There are five shelves of books with white spines. Another three or four with dark blue or black spines. Other colours take their place in a rainbow like display between them. It's magnificent. It's striking. And, unless you happen to know exactly which colour your favourite authors are published in, it's almost completely hopeless.

We admire it for a while, then leave, empty handed.

"You see," I say. "That was very good for us both. What about Princess Alice next time. I hear they do a great line in almost matching lampshades?"

9 comments:

Alice said...

I'd love to go to that Oxfam. We rearranged our DVDs (all five shelves) by colour over the summer and we haven't looked back! So pretty. :) Though a disheartening number of white or black spined cases, most of which ended up hidden behind the TV.

Omega Mum said...

Hi, Alice. Welcome to the blog. Clearly I am missing something here. I accept that it looks lovely but how do you find your cds - or do you already know what colour they all are? And, if so, when did you find time to memorise them?

Omega Mum said...

Sorry. I mean DVDs, not CDs, though presumably the same rule applies?

Iota said...

Categorisation is in the eye of the beholder.

Omega Mum said...

Iota: I hadn't quite appreciated the decorative side of categorisation. I now realise how wrong I was. And what do I know, anyway, living as I do on the random piles of unsorted crap side of life.

Anonymous said...

I was at university with a girl who arranged her books by colour. Worryingly, she is now a labour MP.

And then there's the man who isn't my father-in-law. He arranges his in the order in which they were written. Not divvied up by subject or author. Oh no. The order they were written. In a straight line on the floor. Right through the house. Like the Greenwich Meridian.

And then there's the bloke I read about who arranges his CDs according to who his girlfriend was at the time that he bought them.

And you would not believe the number of people who arrange their books by size.

Er.

Is it odd of me to collect these things?

In book-shops my favourite is the Red Cross bookshop on the Bath Road in Cheltenham. It has neat labels on all its shelves saying "True Crime" and "Fiction" and "History" and things like that. The top shelf has a label saying "Top Shelf". That's where the erotica is.

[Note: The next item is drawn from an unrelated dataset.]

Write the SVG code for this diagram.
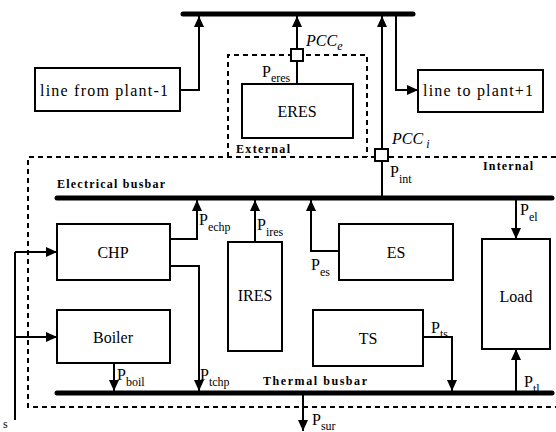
<svg xmlns="http://www.w3.org/2000/svg" width="556" height="432" viewBox="0 0 556 432" font-family="Liberation Serif, Times New Roman, serif">
<defs>
<marker id="ah" markerUnits="userSpaceOnUse" markerWidth="10" markerHeight="10" refX="11" refY="5" orient="auto">
<path d="M0,0 L11,5 L0,10 z" fill="#000"/>
</marker>
<style>
.box{fill:#fff;stroke:#000;stroke-width:2}
.bus{stroke:#000;stroke-width:5;stroke-linecap:round}
.ln{fill:none;stroke:#000;stroke-width:2}
.ar{fill:none;stroke:#000;stroke-width:2;marker-end:url(#ah)}
.dash{fill:none;stroke:#000;stroke-width:2;stroke-dasharray:5,4}
.t{font-size:16px}
.c{text-anchor:middle}
.sub{font-size:12px}
.b{font-size:12px;font-weight:bold}
.i{font-style:italic}
.sq{fill:#fff;stroke:#000;stroke-width:2}
</style>
</defs>

<g id="boundaries">
<path class="dash" d="M228,157 L228,55 L367,55 L367,157"/>
<path class="dash" d="M556,157 L28,157 L28,407 L556,407"/>
<text class="b" x="236" y="153" font-size="11" textLength="54">External</text>
<text class="b" x="483" y="170" font-size="11" textLength="50">Internal</text>
</g>

<g id="busbars">
<line class="bus" x1="183" y1="14" x2="413" y2="14"/>
<line class="bus" x1="57" y1="198" x2="552" y2="198"/>
<line class="bus" x1="57" y1="393" x2="552" y2="393"/>
<text class="b" x="57" y="188" textLength="108">Electrical busbar</text>
<text class="b" x="263" y="385" textLength="104">Thermal busbar</text>
</g>

<g id="connectors">
<path class="ar" d="M180,90 L199,90 L199,16"/>
<path class="ar" d="M396,16 L396,90 L418,90"/>
<path class="ar" d="M297,84 L297,16"/>
<path class="ar" d="M382,198 L382,16"/>
<path class="ar" d="M170,239 L197,239 L197,200"/>
<path class="ar" d="M170,266 L199,266 L199,391"/>
<path class="ar" d="M255,242 L255,200"/>
<path class="ar" d="M339,251 L311,251 L311,200"/>
<path class="ar" d="M516,200 L516,239"/>
<path class="ar" d="M516,395 L516,349"/>
<path class="ar" d="M114,363 L114,391"/>
<path class="ar" d="M423,337 L452,337 L452,391"/>
<path class="ar" d="M303,395 L303,431"/>
<path class="ln" d="M15,420 L15,252"/>
<path class="ar" d="M15,252 L57,252"/>
<path class="ar" d="M15,337 L57,337"/>
</g>

<g id="pcc-e">
<rect class="sq" x="291" y="49" width="12" height="12"/>
<text class="t i" x="306" y="46">PCC<tspan class="sub" dy="4">e</tspan></text>
</g>
<g id="pcc-i">
<rect class="sq" x="375" y="149" width="13" height="12"/>
<text class="t i" x="392" y="144">PCC<tspan class="sub" dy="4"> i</tspan></text>
</g>

<g id="line-from">
<rect class="box" x="35" y="68" width="145" height="43"/>
<text class="t" x="40" y="96" textLength="128">line from plant-1</text>
</g>
<g id="line-to">
<rect class="box" x="418" y="70" width="125" height="42"/>
<text class="t" x="423" y="96" textLength="110">line to plant+1</text>
</g>
<g id="eres">
<rect class="box" x="242" y="84" width="111" height="54"/>
<text class="t c" x="297" y="117">ERES</text>
</g>
<g id="chp">
<rect class="box" x="57" y="224" width="113" height="56"/>
<text class="t c" x="113" y="258">CHP</text>
</g>
<g id="ires">
<rect class="box" x="228" y="242" width="54" height="109"/>
<text class="t c" x="255" y="301">IRES</text>
</g>
<g id="es">
<rect class="box" x="339" y="224" width="114" height="56"/>
<text class="t c" x="396" y="258">ES</text>
</g>
<g id="load">
<rect class="box" x="482" y="239" width="68" height="110"/>
<text class="t c" x="516" y="302">Load</text>
</g>
<g id="boiler">
<rect class="box" x="57" y="310" width="113" height="53"/>
<text class="t c" x="113" y="343">Boiler</text>
</g>
<g id="ts">
<rect class="box" x="313" y="310" width="110" height="56"/>
<text class="t c" x="368" y="344">TS</text>
</g>

<g id="labels">
<text class="t" x="262" y="77">P<tspan class="sub" dy="5">eres</tspan></text>
<text class="t" x="390" y="177">P<tspan class="sub" dy="6">int</tspan></text>
<text class="t" x="199" y="225">P<tspan class="sub" dy="6">echp</tspan></text>
<text class="t" x="257" y="230">P<tspan class="sub" dy="6">ires</tspan></text>
<text class="t" x="311" y="270">P<tspan class="sub" dy="6">es</tspan></text>
<text class="t" x="520" y="215">P<tspan class="sub" dy="6">el</tspan></text>
<text class="t" x="117" y="380">P<tspan class="sub" dy="6">boil</tspan></text>
<text class="t" x="200" y="380">P<tspan class="sub" dy="6">tchp</tspan></text>
<text class="t" x="431" y="333">P<tspan class="sub" dy="5">ts</tspan></text>
<text class="t" x="524" y="387">P<tspan class="sub" dy="6">tl</tspan></text>
<text class="t" x="312" y="425">P<tspan class="sub" dy="5">sur</tspan></text>
<text class="sub" x="3" y="428">s</text>
</g>
</svg>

Another great post, Omega Mum.

A/B

Omega Mum said...

Aphra Benn: It is perfectly normal to collect all these things. It is also fascinating. Thank you. So if I arrange my objects by colour, could I be fast-tracked as a parliamentary candidate? Or a colour me beautiful consultant. Possibly both, perhaps.

Alice said...

It looks lovely, and I generally remember what colour my favourite DVDs are. Also, we own alot of boxsets, so you can see easily what things are, even though they are not alphabetical.

Before we arranged them by colour, they wre organised chronologically, by the time they are set in, with modern day arranged according to the age of the main characters.

We don't have communal CDs, and I don't own many myself. The are faintly organised by how often I listen to them. I have arranged my books by colour in the past, but I prefer to sort m genres out, mostly because my sci-fi shelf is very pretty! (Though I do arrange them by size within each category.)

Omega Mum said...

Alice - I am impressed though also a tad scared by your commitment to organising your life by colour. When you get to my age and level of nastiness, fortunately you get to see everything through a permanent red mist of rage - rendering colour coding lovely but a bit marginal.